That's the excuse often said by Nintendo fanboys in order to antagonize Rare and damage control the selling to Microsoft but that's silly. Rare may had some layoffs, but still it was perhaps the strongest western dev they had a the time. It was actually Microsoft's blame and their inability to properly manage Rare and it's franchises that ruined it. At Nintendo hands, it's very likely they could still keep the relevance they had. Remember, Retro also had lay offs, most of the Prime series departed, but Nintendo still managed to keep it strong and able to develop two great DK games. Rare probably would have made a sequel to DK 64 for GCN that would be a major seller, as well it's other big IPs, strongly identified to Nintendo's ecosystem and audience. Rare's IPs never managed to have the same appealing and reception from MS's crowd.
Giving away strong and highly appealing to the western crowd IPs, such as Killer Instinct, Perfect Dark, Conker, Banjo, etc.. took a hit into Nintendo's range diversity and it's appeal toward the western audience was severely held back. Nintendo never managed to create something close to Rare's aesthetics to properly fill the void left. There's nothing on Nintendo's library closely resembling aesthetics from Rare games such as KI, PD and Conker. This diversity was lost with Rare's sellout and consequently the lost of it's IPs. That was a very short-sighted decision from Nintendo, not only because they lost strong, western appealing IPs, but they chose to give them to it's competitor. The "Rare was on a downward spiral" excuse doesn't make any sense either. Rare developed, from 2000-2002, one of the best N64 titles such as Banjo Tooie, Perfect Dark and Conker's Bad Fur Day.
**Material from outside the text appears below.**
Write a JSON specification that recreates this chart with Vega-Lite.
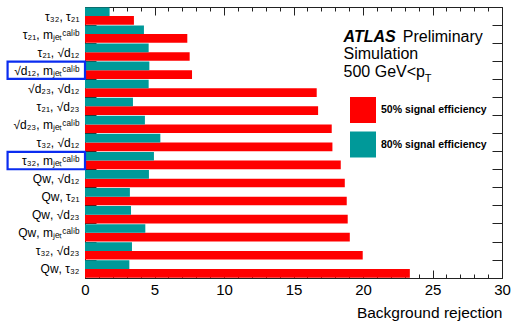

Star Fox Adventures is regarded as a failure, but it's obvious incomplete and the sellout negotiations took a hit in the final product, not because Rare was "falling apart" as some claim.
Imagine if Sony sells Naughty Dog along with Uncharted and Last of Us for Nintendo? It would be a similar situation.
That's the reason why there's expectations among Nintendo fans for Retro and NLG to properly fill the void left from Rare (and others ex-secord-parties). There's very few Nintendo IP's at the moment targeting the west especifically, something they had in the past.